记我的一次剧烈腰痛:与上次大不相同

去年的腊月二十九,也就是除夕的前一天,我发作了一次腰痛。很邪门,又是发作在厕所里。
当时,小便完了,裤腰带还没系好呢,就感觉到腰部有些不适。我没当一回事,下意识地扭了扭腰,捶了捶不适的部位,企图缓解。没想到,不但没缓解,反倒更难受了,开始感觉腰部板板的,而且开始疼痛,并迅速痛得令人无法忍受。
类似的突发性剧烈腰痛,我是有过一次的。那还是在2012年的夏季,端午节刚过,我午睡起床,去卫生间小便,忽然感觉小便解不出来,就在这个时候,又感觉要大便了,于是坐下解大便,不料大便也解不出来,就在这个时候,腰部突然剧痛。
当时我判断为湿热壅滞下焦,导致肾气不利,用滋肾通关丸合五苓散,很快小便就解下来了,腰痛大减;随即也解了大便,腰痛全无,只觉得很累很困,马上就睡着了,可见剧痛也是很消耗人体的。
这次腰痛,跟上一次完全不同,甚至可以说是相反。

上次是盛夏,这次是隆冬;

上次是在酒足饭饱之后,这次是在午饭前;

上次是小便前,这次是小便后。

但相同之处都是发生在厕所,都是剧痛难忍。

这要怎么办呢?能想得到的方法当然是很多的,比如艾灸,比如热敷通阳包,比如喝中药,但当时,我疼得实在是要命,啥都不想干了。
我家里有个小药柜,装了一百多味常用药,我扶着这个柜子站着,心想一定要找到一味药,直接嚼了,然后药到病除。
很快,我掰了一小块肉桂。这肉桂是我前两年在玉林药市买的越南进口的紫油肉桂,药力很足。我把肉桂放在嘴里嚼,甜丝丝、暖洋洋的,接着感觉辣,但辣得满口生津,很是舒服,我把口中生出的津液随着肉桂的汁液徐徐咽下,慢慢就觉得腹中暖和,气机在通畅。
我赶紧躺下,盖上被子,又掰了一块新的肉桂在嘴里,刚才嚼碎的肉桂吐出来也没浪费,直接搓成一个小团,填在肚脐眼里了,敷脐也是给药的一个重要而直接的方法。
果然,疼痛迅速缓解。
这完全是一次肾阳虚、气化不利导致的腰痛。

当时,正值新冠肺炎爆发的前夕,天地之间的肃杀之气已经很厉害了;

加上是年末,阴气也很盛;

再加上是在饭前,饥肠辘辘,正气不旺;

又加上是在小便后,膀胱空虚。

此时,邪气突然进入,于是膀胱之气不利,就腰疼了。只需马上温阳化气,那么,这种病就会去得很快。如果还用七年前夏天那次腰痛的有效方,可不一定能有这么快的效果,甚至可能没有效果。

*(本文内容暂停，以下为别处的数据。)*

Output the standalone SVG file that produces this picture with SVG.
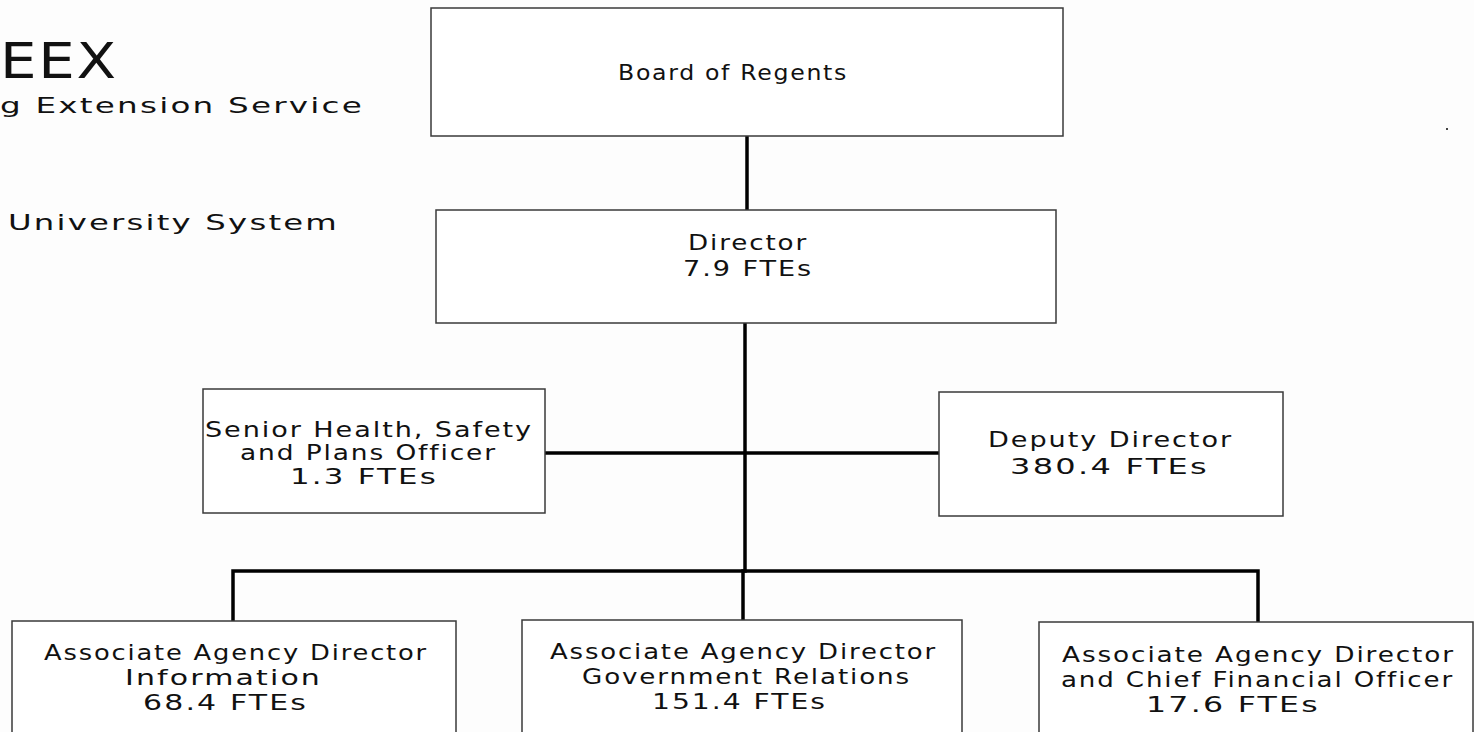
<svg xmlns="http://www.w3.org/2000/svg" width="1474" height="732" viewBox="0 0 1474 732">
<style>
.box{fill:#ffffff;stroke:#3a3a3a;stroke-width:1.5}
.t{font-family:"DejaVu Sans",Verdana,"Noto Sans",sans-serif;font-size:21px;letter-spacing:1.5px;fill:#111}
.h{font-family:"DejaVu Sans",Verdana,"Noto Sans",sans-serif;letter-spacing:1.5px;fill:#111}
.c{fill:none;stroke:#000;stroke-width:3.5;stroke-linecap:square}
</style>
<rect x="0" y="0" width="1474" height="732" fill="#fdfdfd"/>
<g id="title">
<text class="h" x="0" y="78" font-size="49" textLength="118" lengthAdjust="spacingAndGlyphs">EEX</text>
<text class="h" x="0" y="113" font-size="22" textLength="364" lengthAdjust="spacingAndGlyphs">g Extension Service</text>
<text class="h" x="8" y="230" font-size="22" textLength="331" lengthAdjust="spacingAndGlyphs">University System</text>
</g>
<g id="connectors">
<line class="c" x1="747" y1="136" x2="747" y2="210"/>
<line class="c" x1="745" y1="323" x2="745" y2="571"/>
<line class="c" x1="545" y1="453" x2="939" y2="453"/>
<polyline class="c" points="233,621 233,571 1258,571 1258,622"/>
<line class="c" x1="743" y1="571" x2="743" y2="620"/>
</g>
<g id="board">
<rect class="box" x="431" y="8" width="632" height="128"/>
<text class="t" x="618" y="80" textLength="230" lengthAdjust="spacingAndGlyphs">Board of Regents</text>
</g>
<g id="director">
<rect class="box" x="436" y="210" width="620" height="113"/>
<text class="t" x="688" y="250" textLength="120" lengthAdjust="spacingAndGlyphs">Director</text>
<text class="t" x="683" y="276" textLength="130" lengthAdjust="spacingAndGlyphs">7.9 FTEs</text>
</g>
<g id="senior">
<rect class="box" x="203" y="389" width="342" height="124"/>
<text class="t" x="205" y="437" textLength="328" lengthAdjust="spacingAndGlyphs">Senior Health, Safety</text>
<text class="t" x="240" y="460" textLength="257" lengthAdjust="spacingAndGlyphs">and Plans Officer</text>
<text class="t" x="290" y="484" textLength="148" lengthAdjust="spacingAndGlyphs">1.3 FTEs</text>
</g>
<g id="deputy">
<rect class="box" x="939" y="392" width="344" height="124"/>
<text class="t" x="988" y="447" textLength="245" lengthAdjust="spacingAndGlyphs">Deputy Director</text>
<text class="t" x="1010" y="474" textLength="199" lengthAdjust="spacingAndGlyphs">380.4 FTEs</text>
</g>
<g id="info">
<rect class="box" x="12" y="621" width="444" height="125"/>
<text class="t" x="44" y="660" textLength="384" lengthAdjust="spacingAndGlyphs">Associate Agency Director</text>
<text class="t" x="125" y="685" textLength="197" lengthAdjust="spacingAndGlyphs">Information</text>
<text class="t" x="143" y="710" textLength="165" lengthAdjust="spacingAndGlyphs">68.4 FTEs</text>
</g>
<g id="gov">
<rect class="box" x="522" y="620" width="440" height="126"/>
<text class="t" x="550" y="659" textLength="387" lengthAdjust="spacingAndGlyphs">Associate Agency Director</text>
<text class="t" x="582" y="684" textLength="329" lengthAdjust="spacingAndGlyphs">Government Relations</text>
<text class="t" x="652" y="709" textLength="175" lengthAdjust="spacingAndGlyphs">151.4 FTEs</text>
</g>
<g id="cfo">
<rect class="box" x="1039" y="622" width="434" height="124"/>
<text class="t" x="1062" y="662" textLength="393" lengthAdjust="spacingAndGlyphs">Associate Agency Director</text>
<text class="t" x="1061" y="687" textLength="393" lengthAdjust="spacingAndGlyphs">and Chief Financial Officer</text>
<text class="t" x="1146" y="712" textLength="174" lengthAdjust="spacingAndGlyphs">17.6 FTEs</text>
</g>
<rect x="1446" y="128" width="2" height="2" fill="#444"/>
</svg>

现在很多中医都抱怨说,中医对某某病疗效差,其实,哪里是中医疗效差?分明就是他们自己疗效差!
他们把疾病固定化,又把处方固定化,然后企图把方子和疾病绑定起来,来了什么病,就用什么方。精细一点的,会把疾病分成几个型,每一型绑定一两个方剂。
如此机械,不考虑病因,不考虑季节,不考虑人的长幼高矮胖瘦,也不考虑药物的加减变化,这样,哪里会有好的疗效呢?只能碰得对几个罢了。

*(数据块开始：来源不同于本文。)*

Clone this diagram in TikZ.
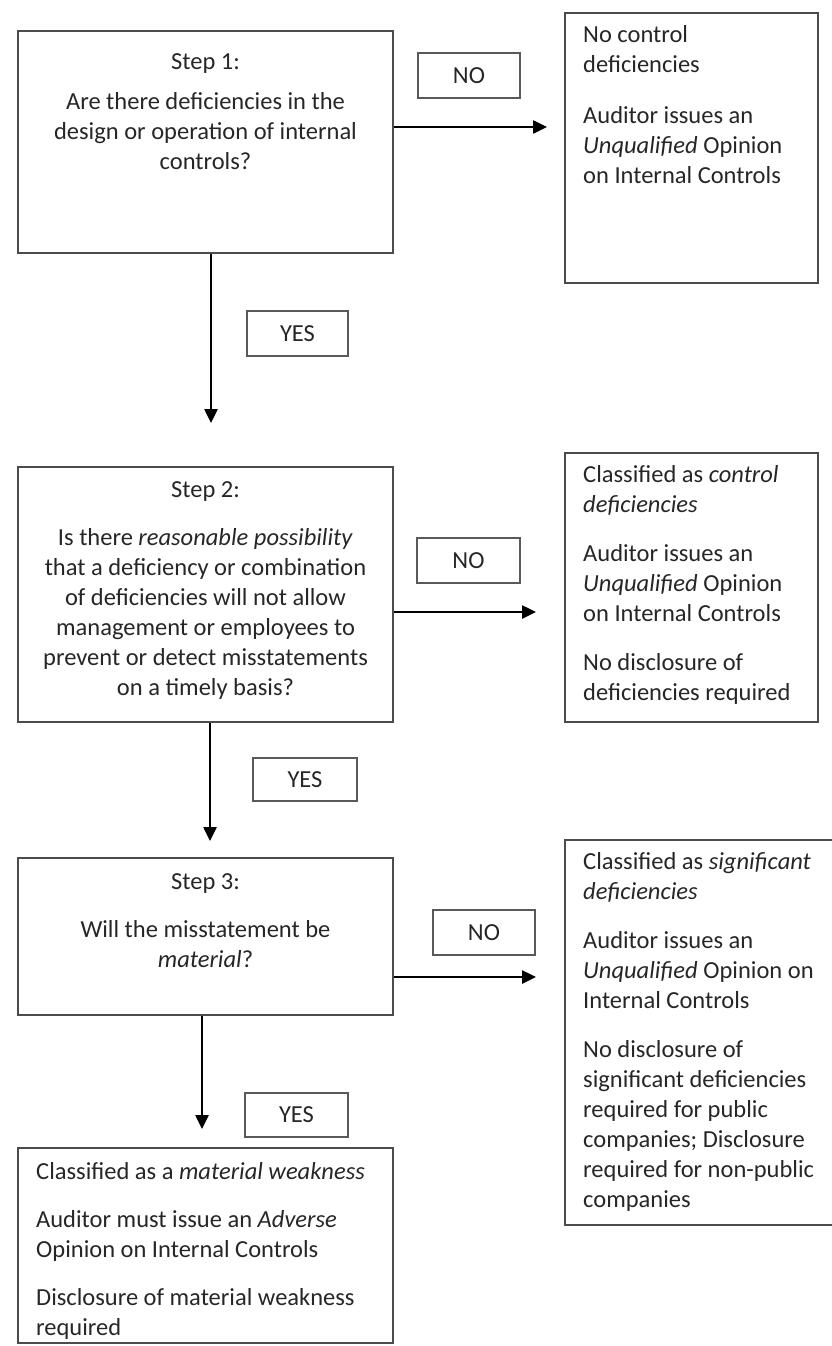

但凡有学生来跟我学医,我会首先告诉他:一定要把学校的教材扔得远远的,多读古人的经典,像古人一样去思考,去审时度势,然后才能认识疾病的来龙去脉。这才算一个真正的中医。

那么,古人到底是如何思维的呢?比如,《黄帝内经·四气调神大论》说:

“夫四时阴阳者,万物之根本也。”

现在学中医的人,重视这句话了没有呢?可以说,没有。

但古人很重视。

张仲景很重视,所以有了《伤寒论》;

叶天士很重视,所以有了《温热论》;

雷少逸也很重视,所以写了《时病论》;

何廉臣也很重视,所以三十多岁就是绍兴名医,后来按照风寒暑湿燥火的顺序,编了《全国名医验案类编》,成为有史以来医案著作的顶峰。

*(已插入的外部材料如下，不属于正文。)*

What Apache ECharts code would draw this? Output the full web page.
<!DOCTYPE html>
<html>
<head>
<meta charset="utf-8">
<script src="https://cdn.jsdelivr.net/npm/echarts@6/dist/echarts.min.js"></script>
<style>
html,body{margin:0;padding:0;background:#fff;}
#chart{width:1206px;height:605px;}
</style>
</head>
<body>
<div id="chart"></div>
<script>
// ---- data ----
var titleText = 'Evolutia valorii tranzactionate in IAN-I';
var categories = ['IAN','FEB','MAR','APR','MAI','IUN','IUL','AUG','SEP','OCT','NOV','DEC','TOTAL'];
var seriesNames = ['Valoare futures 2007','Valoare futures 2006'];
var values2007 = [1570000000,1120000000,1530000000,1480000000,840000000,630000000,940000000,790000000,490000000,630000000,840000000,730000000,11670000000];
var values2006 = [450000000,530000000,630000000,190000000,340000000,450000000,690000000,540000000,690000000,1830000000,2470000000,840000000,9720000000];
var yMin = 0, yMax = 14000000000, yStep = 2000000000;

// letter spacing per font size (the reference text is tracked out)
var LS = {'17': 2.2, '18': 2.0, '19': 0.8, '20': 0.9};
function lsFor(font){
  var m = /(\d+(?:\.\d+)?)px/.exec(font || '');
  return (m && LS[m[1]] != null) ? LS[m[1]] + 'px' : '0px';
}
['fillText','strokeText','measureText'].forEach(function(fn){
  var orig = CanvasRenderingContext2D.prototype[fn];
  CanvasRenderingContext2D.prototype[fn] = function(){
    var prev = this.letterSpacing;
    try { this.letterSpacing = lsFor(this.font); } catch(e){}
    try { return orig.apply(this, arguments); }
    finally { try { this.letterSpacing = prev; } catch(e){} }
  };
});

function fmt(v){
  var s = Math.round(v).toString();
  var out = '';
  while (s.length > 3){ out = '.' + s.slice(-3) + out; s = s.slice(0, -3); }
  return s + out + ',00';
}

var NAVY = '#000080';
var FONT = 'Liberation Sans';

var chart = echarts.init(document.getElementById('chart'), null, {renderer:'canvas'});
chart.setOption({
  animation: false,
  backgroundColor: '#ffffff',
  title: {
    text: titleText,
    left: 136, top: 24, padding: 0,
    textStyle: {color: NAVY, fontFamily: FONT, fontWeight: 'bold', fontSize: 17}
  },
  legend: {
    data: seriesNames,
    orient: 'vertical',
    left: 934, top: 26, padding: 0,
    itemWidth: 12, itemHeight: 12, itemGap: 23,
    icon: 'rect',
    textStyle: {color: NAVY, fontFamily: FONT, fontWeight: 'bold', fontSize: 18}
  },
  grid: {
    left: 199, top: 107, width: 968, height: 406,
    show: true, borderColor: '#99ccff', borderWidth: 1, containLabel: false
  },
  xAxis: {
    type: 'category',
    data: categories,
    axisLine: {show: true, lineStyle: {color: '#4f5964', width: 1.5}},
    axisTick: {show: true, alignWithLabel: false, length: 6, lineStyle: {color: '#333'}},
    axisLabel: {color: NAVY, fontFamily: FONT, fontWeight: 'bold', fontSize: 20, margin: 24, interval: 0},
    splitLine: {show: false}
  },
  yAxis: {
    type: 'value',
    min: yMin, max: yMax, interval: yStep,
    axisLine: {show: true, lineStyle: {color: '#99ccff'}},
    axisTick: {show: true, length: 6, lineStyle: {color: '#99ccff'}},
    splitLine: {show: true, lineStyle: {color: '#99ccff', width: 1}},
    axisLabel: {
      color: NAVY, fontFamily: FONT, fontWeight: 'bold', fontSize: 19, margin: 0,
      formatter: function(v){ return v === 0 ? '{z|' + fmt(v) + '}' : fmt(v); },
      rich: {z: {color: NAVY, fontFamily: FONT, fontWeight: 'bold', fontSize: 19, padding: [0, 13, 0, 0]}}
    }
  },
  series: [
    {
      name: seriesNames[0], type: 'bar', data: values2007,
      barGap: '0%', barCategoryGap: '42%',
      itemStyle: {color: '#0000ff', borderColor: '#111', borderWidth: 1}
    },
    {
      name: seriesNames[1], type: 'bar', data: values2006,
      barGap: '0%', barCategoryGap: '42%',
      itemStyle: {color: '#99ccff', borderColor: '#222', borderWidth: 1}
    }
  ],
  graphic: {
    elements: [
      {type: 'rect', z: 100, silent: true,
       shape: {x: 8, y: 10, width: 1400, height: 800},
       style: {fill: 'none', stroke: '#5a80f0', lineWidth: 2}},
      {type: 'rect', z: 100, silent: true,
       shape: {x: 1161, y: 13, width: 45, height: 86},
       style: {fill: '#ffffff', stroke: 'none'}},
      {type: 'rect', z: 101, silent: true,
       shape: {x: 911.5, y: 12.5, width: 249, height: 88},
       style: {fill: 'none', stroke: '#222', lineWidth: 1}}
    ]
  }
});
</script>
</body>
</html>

《时病论》,按照一年四季的顺序,分新感、伏邪,把一年四季的时令疾病罗列得一清二楚。
时令病,说白了就是感冒,你要是按照教材上的分类,那就太简陋了。一年四季的感冒,治法都不相同,此外,风、寒、暑、湿、燥、火这六淫邪气,你得有个了解吧?

有的病,看上去是杂病,你按杂病的方法去治疗却没有效果,殊不知,它根本上是一个感冒。

风为百病之长,感冒是绝大多数疾病的源头。这就把各种杂病跟感冒建立起了联系。